#### [DESCRIPTION OF THE TASK]
Give the number of lines in the listing that hold the word "this". Write nothing but that number.

#### [PROVIDED MATERIAL]
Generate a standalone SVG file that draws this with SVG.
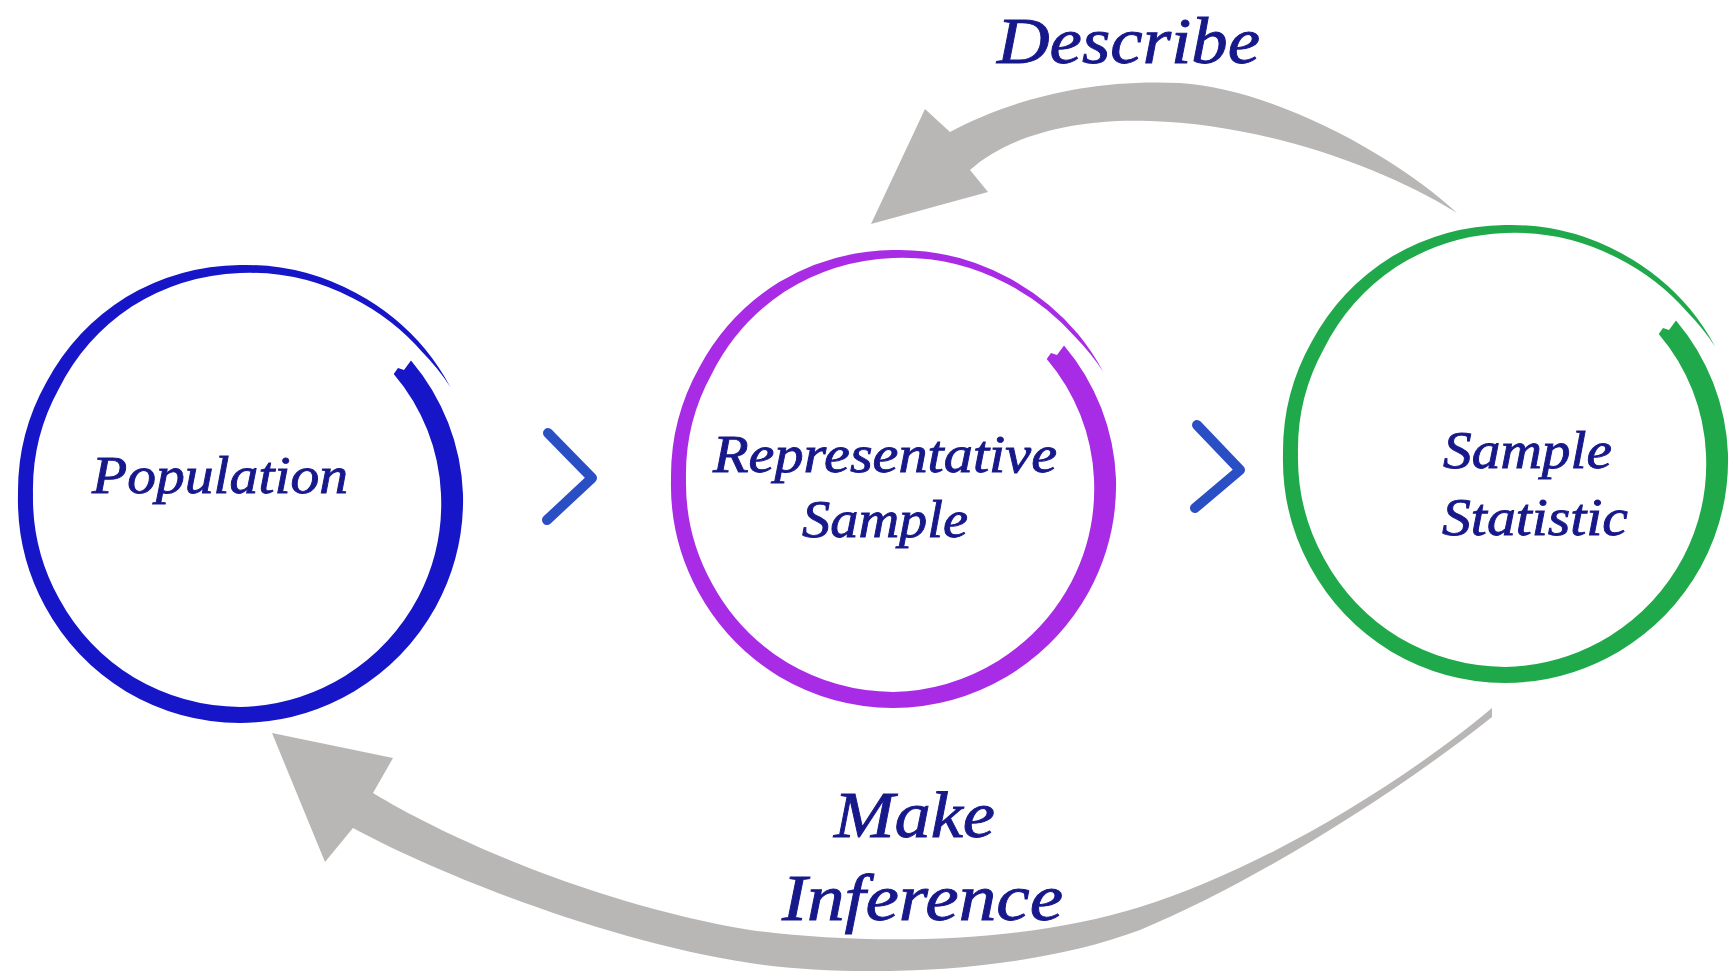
<svg xmlns="http://www.w3.org/2000/svg" xmlns:xlink="http://www.w3.org/1999/xlink" width="1733" height="978" viewBox="0 0 1733 978">
  <style>
    .lbl { font-family: "Liberation Serif", "DejaVu Serif", serif; font-style: italic; fill: #17188a; stroke: #17188a; stroke-width: 0.9; }
    .node-lbl { font-size: 52px; }
    .edge-lbl { font-size: 66px; }
    .arrow { fill: #b9b6b6; }
    .chev { fill: none; stroke: #2a4fc4; stroke-width: 10; stroke-linecap: round; stroke-linejoin: round; }
  </style>
  <defs>
    <path id="ring" d="M171,-133.6 A220,220 0 0 1 223,0 A225,225 0 0 1 195.7,113 A227,227 0 0 1 114,197.4 A228.5,228.5 0 0 1 0,229 A228.5,228.5 0 0 1 -114,197.4 A226.5,226.5 0 0 1 -194.9,112.5 A223.5,223.5 0 0 1 -222,0 A223,223 0 0 1 -193.6,-111.75 A225.5,225.5 0 0 1 -113.75,-197 A228,228 0 0 1 0,-229 A230.5,230.5 0 0 1 116,-200.9 A233.5,233.5 0 0 1 185.2,-144.7 A235.5,235.5 0 0 1 210.3,-107.1 A233.5,233.5 0 0 0 182,-142.2 A228.5,228.5 0 0 0 113,-195.7 A223.5,223.5 0 0 0 0,-221 A219,219 0 0 0 -108.25,-187.5 A213,213 0 0 0 -181.4,-104.75 A208,208 0 0 0 -207,0 A208,208 0 0 0 -181,104.5 A210.5,210.5 0 0 0 -106,183.6 A212.5,212.5 0 0 0 0,213 A211.5,211.5 0 0 0 105,181.9 A208,208 0 0 0 178.4,103 A203.5,203.5 0 0 0 201,0 A198,198 0 0 0 153.7,-120.1 L158,-126 L164,-124 Z"/>
  </defs>
  <rect width="1733" height="978" fill="#ffffff"/>

  <g id="connectors">
    <path id="arrow-describe" class="arrow" d="M1457,213 C1400,160 1280,90 1180,83 C1080,78 1000,105 950,132 L925,109 L871,224 L988,192 L970,170 C1005,138 1070,118 1150,121 C1260,124 1380,165 1457,213 Z"/>
    <path id="arrow-inference" class="arrow" d="M393,758 L272,733 L325,862 L353,828 C430,870 600,940 750,963 C850,978 1020,975 1140,930 C1260,880 1400,790 1492,717 L1492,708 C1400,785 1260,870 1140,907 C1020,945 860,945 750,930 C600,905 450,840 373,793 Z"/>
    <polyline id="chevron-1" class="chev" points="548,433 592,478 547,520"/>
    <polyline id="chevron-2" class="chev" points="1197,425 1240,470 1195,508"/>
    <text class="lbl edge-lbl" x="997" y="63" textLength="263" lengthAdjust="spacingAndGlyphs">Describe</text>
    <text class="lbl edge-lbl" x="834" y="837" textLength="161" lengthAdjust="spacingAndGlyphs">Make</text>
    <text class="lbl edge-lbl" x="782" y="920" textLength="281" lengthAdjust="spacingAndGlyphs">Inference</text>
  </g>

  <g id="node-population">
    <use xlink:href="#ring" href="#ring" transform="translate(240,494)" fill="#1616c8"/>
    <text class="lbl node-lbl" x="92" y="493" textLength="256" lengthAdjust="spacingAndGlyphs">Population</text>
  </g>

  <g id="node-representative-sample">
    <use xlink:href="#ring" href="#ring" transform="translate(893,479)" fill="#a82be6"/>
    <text class="lbl node-lbl" x="713" y="472" textLength="344" lengthAdjust="spacingAndGlyphs">Representative</text>
    <text class="lbl node-lbl" x="802" y="537" textLength="166" lengthAdjust="spacingAndGlyphs">Sample</text>
  </g>

  <g id="node-sample-statistic">
    <use xlink:href="#ring" href="#ring" transform="translate(1505,454)" fill="#1fa94b"/>
    <text class="lbl node-lbl" x="1443" y="468" textLength="169" lengthAdjust="spacingAndGlyphs">Sample</text>
    <text class="lbl node-lbl" x="1442" y="535" textLength="186" lengthAdjust="spacingAndGlyphs">Statistic</text>
  </g>
</svg>
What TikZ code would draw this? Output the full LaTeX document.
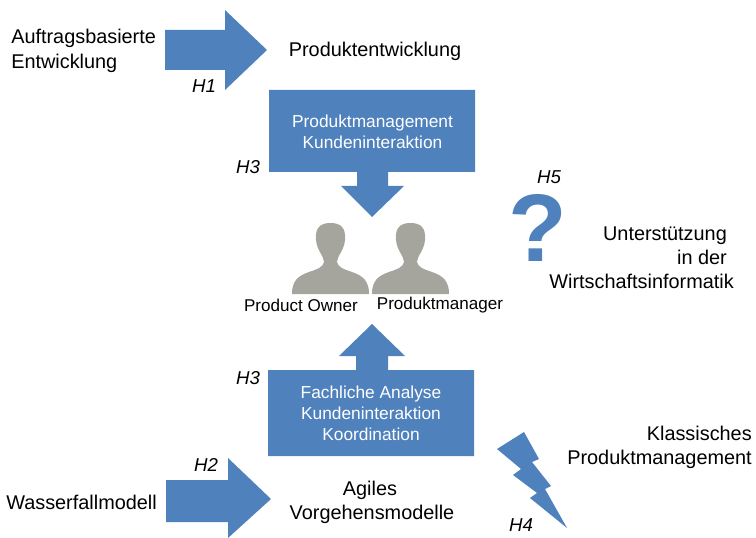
\documentclass[tikz,border=0pt]{standalone}
\usepackage{fontspec}
\setmainfont{Liberation Sans}
\definecolor{bl}{HTML}{4F81BD}
\definecolor{gr}{HTML}{A6A59D}
\tikzset{
  shapefill/.style={fill=bl,draw=none},
  lab/.style={inner sep=0pt,align=center,text=black,font=\fontsize{14.9}{18}\selectfont},
  white lab/.style={inner sep=0pt,align=center,text=white,font=\fontsize{13}{15.8}\selectfont},
  small lab/.style={inner sep=0pt,font=\fontsize{12.8}{15}\selectfont},
  hyp/.style={inner sep=0pt,font=\fontsize{14}{16}\selectfont\itshape},
  person/.pic={
    \fill[gr] (0,0) -- (77,0) .. controls (77,-12) and (72,-18) .. (60,-22)
      .. controls (51,-25) and (46,-27) .. (45,-32)
      .. controls (45,-38) and (52,-43) .. (53,-54)
      .. controls (54,-66) and (49,-71) .. (38.5,-71)
      .. controls (28,-71) and (23,-66) .. (24,-54)
      .. controls (25,-43) and (32,-38) .. (32,-32)
      .. controls (31,-27) and (26,-25) .. (17,-22)
      .. controls (5,-18) and (0,-12) .. (0,0) -- cycle;
  }
}
\begin{document}
\begin{tikzpicture}[x=0.75pt,y=-0.75pt]
\useasboundingbox (0,0) rectangle (756,538);
% top arrow
\fill[shapefill] (165,30) -- (225,30) -- (225,10) -- (267,50) -- (225,90) -- (225,70) -- (165,70) -- cycle;
% box 1
\fill[shapefill] (269,90) -- (475,90) -- (475,172) -- (388,172) -- (388,186) -- (404,186) -- (372,217) -- (341,186) -- (357,186) -- (357,172) -- (269,172) -- cycle;
% box 2
\fill[shapefill] (268,456) -- (474,456) -- (474,370) -- (388,370) -- (388,356) -- (405,356) -- (372,324) -- (339,356) -- (356,356) -- (356,370) -- (268,370) -- cycle;
% bottom arrow
\fill[shapefill] (166,480) -- (228,480) -- (228,458) -- (271,499) -- (228,538) -- (228,522) -- (166,522) -- cycle;
% lightning
\fill[shapefill] (497,449) -- (524,432) -- (539,459) -- (532,462) -- (551,486) -- (545,489) -- (567,528) -- (530,498) -- (537,493) -- (513,475) -- (521,469) -- cycle;
% persons
\pic at (292,294) {person};
\pic at (372,294) {person};
% question mark
\node[inner sep=0pt,text=bl,font=\fontsize{72}{72}\selectfont\bfseries] (q) at (538,228) {?};
% texts
\node[lab,align=left,anchor=west,font=\fontsize{14.9}{18.8}\selectfont] (a) at (11,51) {Auftragsbasierte\\Entwicklung};
\node[lab] (b) at (375,51) {Produktentwicklung};
\node[white lab] (c) at (372.5,132) {Produktmanagement\\Kundeninteraktion};
\node[white lab] (d) at (371,413) {Fachliche Analyse\\Kundeninteraktion\\Koordination};
\node[small lab] (e) at (301,305) {Product Owner};
\node[small lab] (f) at (440,305) {Produktmanager};
\node[lab,align=right,anchor=east] (g) at (734,258) {\mbox{Unterstützung\kern5.2pt}\\\mbox{in der\kern5.2pt}\\Wirtschaftsinformatik};
\node[lab,align=right,anchor=east] (h) at (752,447.5) {Klassisches\\Produktmanagement};
\node[lab,anchor=west] (i) at (6,502) {Wasserfallmodell};
\node[lab] (j) at (372,502) {\mbox{Agiles\kern3pt}\\Vorgehensmodelle};
\node[hyp] (h1) at (204,86) {H1};
\node[hyp] (h2) at (206,465) {H2};
\node[hyp] (h3a) at (248,167) {H3};
\node[hyp] (h3b) at (248,378) {H3};
\node[hyp] (h4) at (521,525) {H4};
\node[hyp] (h5) at (549,177) {H5};
\end{tikzpicture}
\end{document}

#### [EXERCISE RESULT]
2